(Plotting code records)
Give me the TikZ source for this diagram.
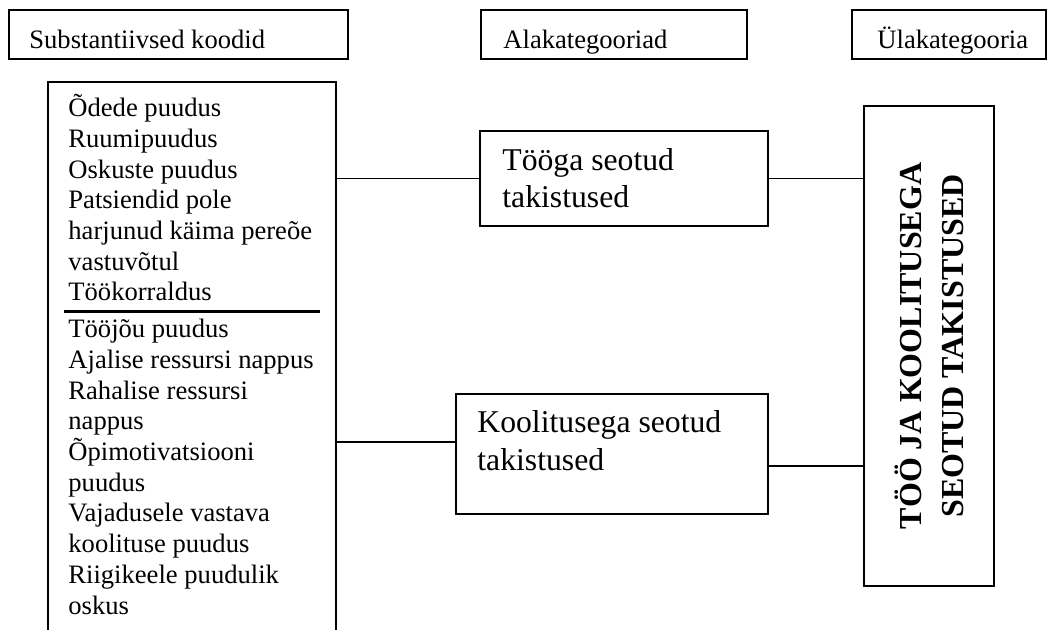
\documentclass[tikz,border=0pt]{standalone}
\usepackage{fontspec}
\setmainfont{Liberation Serif}
\usetikzlibrary{fit,calc}

\begin{document}
\begin{tikzpicture}[x=0.5pt,y=-0.5pt,
  box/.style={draw=black,line width=1pt,inner sep=0pt},
  link/.style={draw=black,line width=0.9pt},
  % multi-line text blocks are placed by the baseline of their last line
  body/.style={inner sep=0pt,anchor=base west,align=left,
    font=\fontsize{13.3}{15.35}\selectfont},
  head/.style={inner sep=0pt,anchor=base west,
    font=\fontsize{13.3}{15.35}\selectfont},
  mid/.style={inner sep=0pt,anchor=base west,align=left,
    font=\fontsize{15.85}{18.85}\selectfont},
  top/.style={inner sep=0pt,rotate=90,align=center,
    font=\bfseries\fontsize{16}{21}\selectfont}]

\useasboundingbox (0,0) rectangle (1054,630);
\fill[white] (0,0) rectangle (1054,630);
\clip (0,0) rectangle (1054,630);

% column headings
\node[box,fit={(9,10)(348,59)}] (h1) {};
\node[box,fit={(481,10)(747,59)}] (h2) {};
\node[box,fit={(852,10)(1046,59)}] (h3) {};
\node[head] (h1t) at (29,49) {Substantiivsed koodid};
\node[head] (h2t) at (503,49) {Alakategooriad};
\node[head] (h3t) at (877,49) {Ülakategooria};

% substantive codes (box runs past the lower edge)
\node[box,fit={(48,82)(336,660)}] (codes) {};
\node[body] (work) at (68,301) {Õdede puudus\\Ruumipuudus\\Oskuste puudus\\Patsiendid pole\\harjunud käima pereõe\\vastuvõtul\\Töökorraldus};
\coordinate (divl) at (64,312);
\coordinate (divr) at (320,312);
\draw[line width=1.5pt] (divl) -- (divr);
\node[body] (train) at (68,614) {Tööjõu puudus\\Ajalise ressursi nappus\\Rahalise ressursi\\nappus\\Õpimotivatsiooni\\puudus\\Vajadusele vastava\\koolituse puudus\\Riigikeele puudulik\\oskus};

% subcategories
\node[box,fit={(480,131)(768,226)}] (sub1) {};
\node[mid] (sub1t) at (502,208) {Tööga seotud\\takistused};
\node[box,fit={(456,394)(768,514)}] (sub2) {};
\node[mid] (sub2t) at (477,470) {Koolitusega seotud\\takistused};

% main category
\node[box,fit={(864,106)(994,586)}] (cat) {};
\node[top] (catt) at (929,346) {TÖÖ JA KOOLITUSEGA\\SEOTUD TAKISTUSED};

% connectors
\draw[link] (sub1.west -| codes.east) -- (sub1.west);
\draw[link] (sub1.east) -- (sub1.east -| cat.west);
\coordinate (s2l) at ($(sub2.north west)!0.4!(sub2.south west)$);
\coordinate (s2r) at ($(sub2.north east)!0.6!(sub2.south east)$);
\draw[link] (s2l -| codes.east) -- (s2l);
\draw[link] (s2r) -- (s2r -| cat.west);
\end{tikzpicture}
\end{document}
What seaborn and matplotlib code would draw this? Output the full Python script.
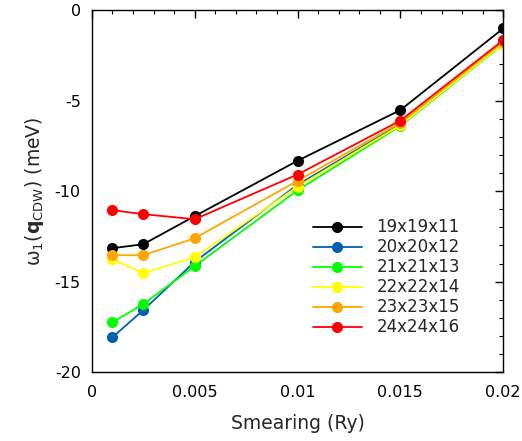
import matplotlib
matplotlib.use("Agg")
import matplotlib.pyplot as plt
from matplotlib.ticker import MultipleLocator
import numpy as np
import pandas as pd
import seaborn as sns

# Smearing values (Ry)
smearing = [0.001, 0.0025, 0.005, 0.01, 0.015, 0.02]

# omega_1(q_CDW) in meV for each k-grid
grids = ["19x19x11", "20x20x12", "21x21x13", "22x22x14", "23x23x15", "24x24x16"]
w_19 = [-13.15, -12.93, -11.38, -8.32, -5.52, -1.01]
w_20 = [-18.07, -16.57, -13.90, -9.65, -6.30, -1.80]
w_21 = [-17.24, -16.24, -14.14, -9.95, -6.40, -1.88]
w_22 = [-13.76, -14.53, -13.65, -9.75, -6.35, -1.85]
w_23 = [-13.54, -13.54, -12.60, -9.43, -6.22, -1.75]
w_24 = [-11.05, -11.27, -11.55, -9.08, -6.10, -1.66]
series = [w_19, w_20, w_21, w_22, w_23, w_24]
colors = ["#000000", "#0060b0", "#00ff00", "#ffff00", "#ffa500", "#ff0000"]

sns.set_style("white")
plt.rcParams["font.family"] = ["DejaVu Sans"]
plt.rcParams["axes.unicode_minus"] = False
plt.rcParams["mathtext.fontset"] = "dejavusans"

df = pd.concat(
    [pd.DataFrame({"smearing": smearing, "omega": vals, "grid": g})
     for g, vals in zip(grids, series)],
    ignore_index=True,
)

fig = plt.figure(figsize=(5.22, 4.41), dpi=100)
ax = fig.add_axes([0.176, 0.156, 0.788, 0.821])

sns.lineplot(
    data=df, x="smearing", y="omega", hue="grid", hue_order=grids,
    palette=colors, marker="o", markersize=8, markeredgewidth=0,
    linewidth=1.3, ax=ax, sort=False,
)

ax.set_xlim(0, 0.02)
ax.set_ylim(-20, 0)
ax.xaxis.set_minor_locator(MultipleLocator(0.001))
ax.yaxis.set_minor_locator(MultipleLocator(1))
ax.set_xticks([0, 0.005, 0.01, 0.015, 0.02])
ax.set_xticklabels(["0", "0.005", "0.01", "0.015", "0.02"])
ax.set_yticks([0, -5, -10, -15, -20])
ax.set_yticklabels(["0", "-5", "-10", "-15", "-20"])

ax.tick_params(which="both", direction="in", top=True, right=True,
               labelsize=11.5, colors="black")
ax.tick_params(which="major", length=6, width=1)
ax.tick_params(which="minor", length=3, width=0.8)
ax.tick_params(axis="x", pad=9)
ax.tick_params(axis="y", pad=8)
for s in ax.spines.values():
    s.set_color("black")
    s.set_linewidth(1.0)

ax.set_xlabel("Smearing (Ry)", fontsize=13.5, labelpad=10)
ax.set_ylabel("ω$_1$($\\mathbf{q}_{\\rm CDW}$) (meV)", fontsize=13.5, labelpad=6)

leg = ax.legend(loc="center left", bbox_to_anchor=(0.522, 0.262), frameon=False,
                fontsize=12, handlelength=2.9, handletextpad=0.9,
                labelspacing=0.12, borderaxespad=0)

fig.savefig("out.png", dpi=100)
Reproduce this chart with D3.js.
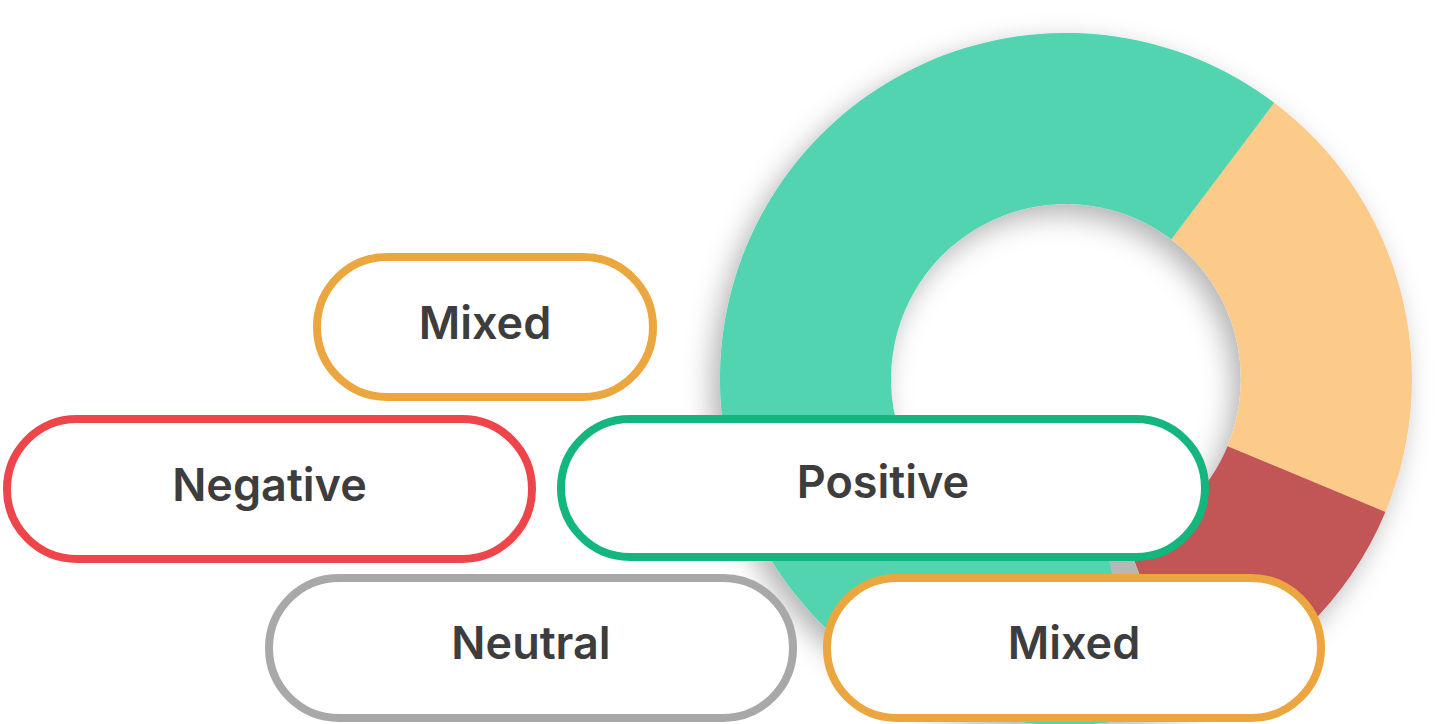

Task brief - In your copy of the listing above, reproduce each line exactly and omit all pictures.

Complete answer -
Give me the TikZ source for this diagram.
\documentclass[tikz,border=0pt]{standalone}
\usepackage{fontspec}
\setmainfont{Liberation Serif}
\usetikzlibrary{fit,calc}

\begin{document}
\begin{tikzpicture}[x=0.5pt,y=-0.5pt,
  box/.style={draw=black,line width=1pt,inner sep=0pt},
  link/.style={draw=black,line width=0.9pt},
  % multi-line text blocks are placed by the baseline of their last line
  body/.style={inner sep=0pt,anchor=base west,align=left,
    font=\fontsize{13.3}{15.35}\selectfont},
  head/.style={inner sep=0pt,anchor=base west,
    font=\fontsize{13.3}{15.35}\selectfont},
  mid/.style={inner sep=0pt,anchor=base west,align=left,
    font=\fontsize{15.85}{18.85}\selectfont},
  top/.style={inner sep=0pt,rotate=90,align=center,
    font=\bfseries\fontsize{16}{21}\selectfont}]

\useasboundingbox (0,0) rectangle (1054,630);
\fill[white] (0,0) rectangle (1054,630);
\clip (0,0) rectangle (1054,630);

% column headings
\node[box,fit={(9,10)(348,59)}] (h1) {};
\node[box,fit={(481,10)(747,59)}] (h2) {};
\node[box,fit={(852,10)(1046,59)}] (h3) {};
\node[head] (h1t) at (29,49) {Substantiivsed koodid};
\node[head] (h2t) at (503,49) {Alakategooriad};
\node[head] (h3t) at (877,49) {Ülakategooria};

% substantive codes (box runs past the lower edge)
\node[box,fit={(48,82)(336,660)}] (codes) {};
\node[body] (work) at (68,301) {Õdede puudus\\Ruumipuudus\\Oskuste puudus\\Patsiendid pole\\harjunud käima pereõe\\vastuvõtul\\Töökorraldus};
\coordinate (divl) at (64,312);
\coordinate (divr) at (320,312);
\draw[line width=1.5pt] (divl) -- (divr);
\node[body] (train) at (68,614) {Tööjõu puudus\\Ajalise ressursi nappus\\Rahalise ressursi\\nappus\\Õpimotivatsiooni\\puudus\\Vajadusele vastava\\koolituse puudus\\Riigikeele puudulik\\oskus};

% subcategories
\node[box,fit={(480,131)(768,226)}] (sub1) {};
\node[mid] (sub1t) at (502,208) {Tööga seotud\\takistused};
\node[box,fit={(456,394)(768,514)}] (sub2) {};
\node[mid] (sub2t) at (477,470) {Koolitusega seotud\\takistused};

% main category
\node[box,fit={(864,106)(994,586)}] (cat) {};
\node[top] (catt) at (929,346) {TÖÖ JA KOOLITUSEGA\\SEOTUD TAKISTUSED};

% connectors
\draw[link] (sub1.west -| codes.east) -- (sub1.west);
\draw[link] (sub1.east) -- (sub1.east -| cat.west);
\coordinate (s2l) at ($(sub2.north west)!0.4!(sub2.south west)$);
\coordinate (s2r) at ($(sub2.north east)!0.6!(sub2.south east)$);
\draw[link] (s2l -| codes.east) -- (s2l);
\draw[link] (s2r) -- (s2r -| cat.west);
\end{tikzpicture}
\end{document}
What seaborn and matplotlib code would draw this? Output the full Python script.
import matplotlib
matplotlib.use("Agg")
import matplotlib.pyplot as plt
from matplotlib.ticker import MultipleLocator
import numpy as np
import pandas as pd
import seaborn as sns

# Smearing values (Ry)
smearing = [0.001, 0.0025, 0.005, 0.01, 0.015, 0.02]

# omega_1(q_CDW) in meV for each k-grid
grids = ["19x19x11", "20x20x12", "21x21x13", "22x22x14", "23x23x15", "24x24x16"]
w_19 = [-13.15, -12.93, -11.38, -8.32, -5.52, -1.01]
w_20 = [-18.07, -16.57, -13.90, -9.65, -6.30, -1.80]
w_21 = [-17.24, -16.24, -14.14, -9.95, -6.40, -1.88]
w_22 = [-13.76, -14.53, -13.65, -9.75, -6.35, -1.85]
w_23 = [-13.54, -13.54, -12.60, -9.43, -6.22, -1.75]
w_24 = [-11.05, -11.27, -11.55, -9.08, -6.10, -1.66]
series = [w_19, w_20, w_21, w_22, w_23, w_24]
colors = ["#000000", "#0060b0", "#00ff00", "#ffff00", "#ffa500", "#ff0000"]

sns.set_style("white")
plt.rcParams["font.family"] = ["DejaVu Sans"]
plt.rcParams["axes.unicode_minus"] = False
plt.rcParams["mathtext.fontset"] = "dejavusans"

df = pd.concat(
    [pd.DataFrame({"smearing": smearing, "omega": vals, "grid": g})
     for g, vals in zip(grids, series)],
    ignore_index=True,
)

fig = plt.figure(figsize=(5.22, 4.41), dpi=100)
ax = fig.add_axes([0.176, 0.156, 0.788, 0.821])

sns.lineplot(
    data=df, x="smearing", y="omega", hue="grid", hue_order=grids,
    palette=colors, marker="o", markersize=8, markeredgewidth=0,
    linewidth=1.3, ax=ax, sort=False,
)

ax.set_xlim(0, 0.02)
ax.set_ylim(-20, 0)
ax.xaxis.set_minor_locator(MultipleLocator(0.001))
ax.yaxis.set_minor_locator(MultipleLocator(1))
ax.set_xticks([0, 0.005, 0.01, 0.015, 0.02])
ax.set_xticklabels(["0", "0.005", "0.01", "0.015", "0.02"])
ax.set_yticks([0, -5, -10, -15, -20])
ax.set_yticklabels(["0", "-5", "-10", "-15", "-20"])

ax.tick_params(which="both", direction="in", top=True, right=True,
               labelsize=11.5, colors="black")
ax.tick_params(which="major", length=6, width=1)
ax.tick_params(which="minor", length=3, width=0.8)
ax.tick_params(axis="x", pad=9)
ax.tick_params(axis="y", pad=8)
for s in ax.spines.values():
    s.set_color("black")
    s.set_linewidth(1.0)

ax.set_xlabel("Smearing (Ry)", fontsize=13.5, labelpad=10)
ax.set_ylabel("ω$_1$($\\mathbf{q}_{\\rm CDW}$) (meV)", fontsize=13.5, labelpad=6)

leg = ax.legend(loc="center left", bbox_to_anchor=(0.522, 0.262), frameon=False,
                fontsize=12, handlelength=2.9, handletextpad=0.9,
                labelspacing=0.12, borderaxespad=0)

fig.savefig("out.png", dpi=100)
Reproduce this chart with D3.js.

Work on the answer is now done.